CSO Mead Composer Samuel Adams welcomes the audience at MusicNOW with fellow composer-in-residence Elizabeth Ogonek on June 6, 2016 (Photo: Todd Rosenberg)

MusicNOW kicks off its season in October with a retrospective of works by former CSO composers in residence Augusta Read Thomas, Mark-Anthony Turnage, Osvaldo Golijov, and Anna Clyne. Led by MusicNOW principal conductor Cliff Colnot, the event takes place at the Harris Theater for Music and Dance.
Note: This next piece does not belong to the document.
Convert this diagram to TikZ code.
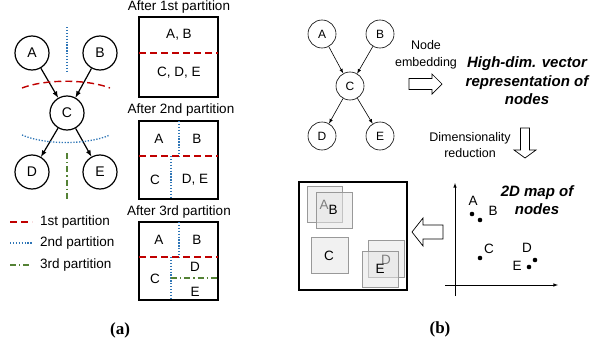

In November, MusicNOW presents pianist and composer Vijay Iyer at the Harris Theater. “The composer-performer is having a kind of resurgence right now,” Adams said, “and I’m really thrilled about the Vijay Iyer concert. He is an artist who defies categorization and cannot be pigeonholed.” Recently, Iyer spoke with WFMT about why he doesn’t like the word “jazz.”

Musician and composer Vijay Iyer (Photo: Jimmy Katz)

MusicNOW has commissioned a world-premiere theatrical work, Amy Beth Kirsten’s Savior, to be presented in April 2018 at the Harris Theater. This evening-length work explores Joan of Arc’s life and death. Ogonek described Kirsten as, “a wonderfully imaginative composer, and wonderfully imaginative about sound in specific spaces.”

MusicNOW’s 20th anniversary season concludes with a program led by guest conductor Esa-Pekka Salonen at the Symphony Center in May 2018. Salonen led some of the first MusicNOW concerts organized by Augusta Read Thomas, joining a roster of conductors that includes Daniel Barenboim, Pierre Boulez, and Oliver Knussen.

“Contemporary music is so diverse and vast and multifaceted,” Adams mused. “The most interesting part, for me, of MusicNOW is figuring out how to harness as many different ways of making music as possible and as many different artists.”